La valeur dans son secteur
Leader mondial des matériaux de construction : leader mondial du ciment, numéro 2 des granulats, numéro 3 du béton et du plâtre
Comment suivre la valeur
Les performances de Lafarge sont étroitement liées à l'état du secteur de la construction. Fortement cyclique, ce dernier dépend de l'évolution des taux d'intérêt, des facilités d'accès au crédit et du climat de confiance. Le prix de l'énergie est également à surveiller car il compte pour 25% à 30% du coût de production du ciment. Les résultats de Lafarge sont, pour partie, dépendants du cours du dollar par rapport à l'euro du fait de sa présence aux Etats-Unis : le groupe bénéficie de la remontée actuelle du dollar.
LE SECTEUR DE LA VALEUR
Construction - Matériaux
Selon Moody's la crise de l'immobilier devrait générer une baisse de la demande mondiale de ciment entre 5% et 10%, en 2009. Cette tendance inciterait les entreprises à se livrer à une guerre des prix.
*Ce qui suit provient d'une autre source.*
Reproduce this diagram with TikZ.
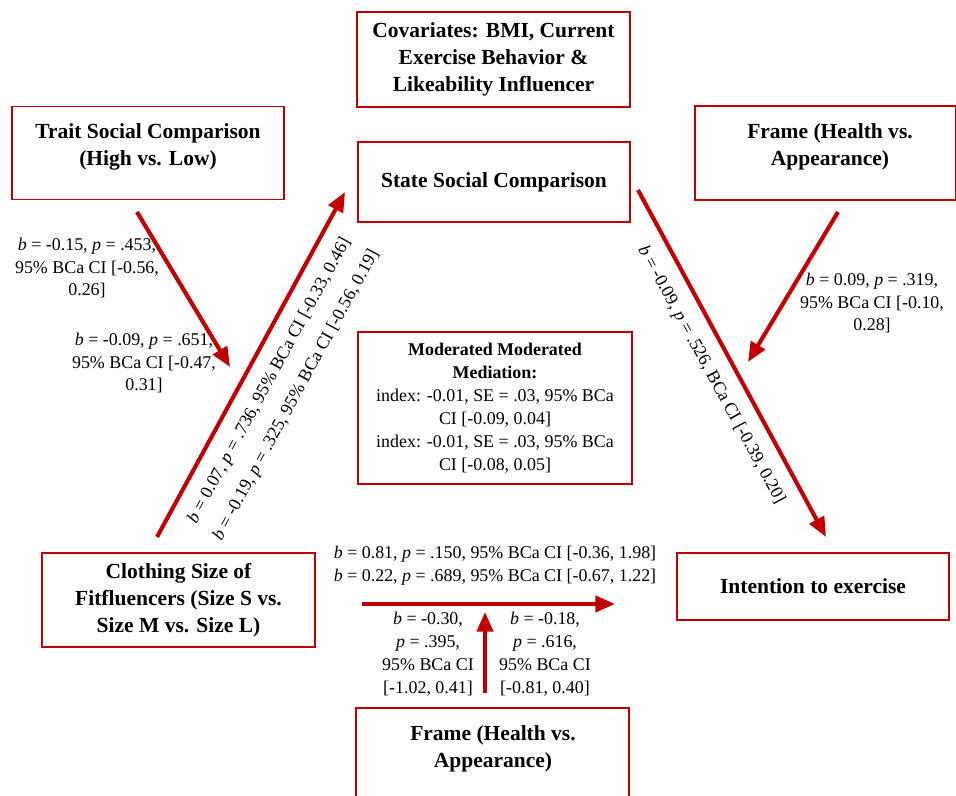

Comme le souligne l'agence de notation, certains acteurs souffrent d'un endettement trop conséquent du fait d'acquisitions. Ainsi Lafarge, qui a racheté Orascom, supporte une dette nette représentant 1,15 fois ses fonds propres. Face à une situation financière très tendue, il est devenu urgent pour certains groupes d'être recapitalisés. Saint-Gobain et Lafarge ont décidé de lever chacun 1,5 milliard d'euros en Bourse. A cela s'ajoute une politique de réduction des coûts : aux 400 millions de réductions de coûts dégagées l'an passé, Saint-Gobain va ajouter 600 millions d'euros. Lafarge prévoit, lui, 200 millions d'économies en 2009, contre 120 millions prévus initialement dans le cadre du programme Excellence 2008. Aucune acquisition n'aura lieu en 2009, pour Saint-Gobain, alors que Lafarge va réduire de 40% ses investissements.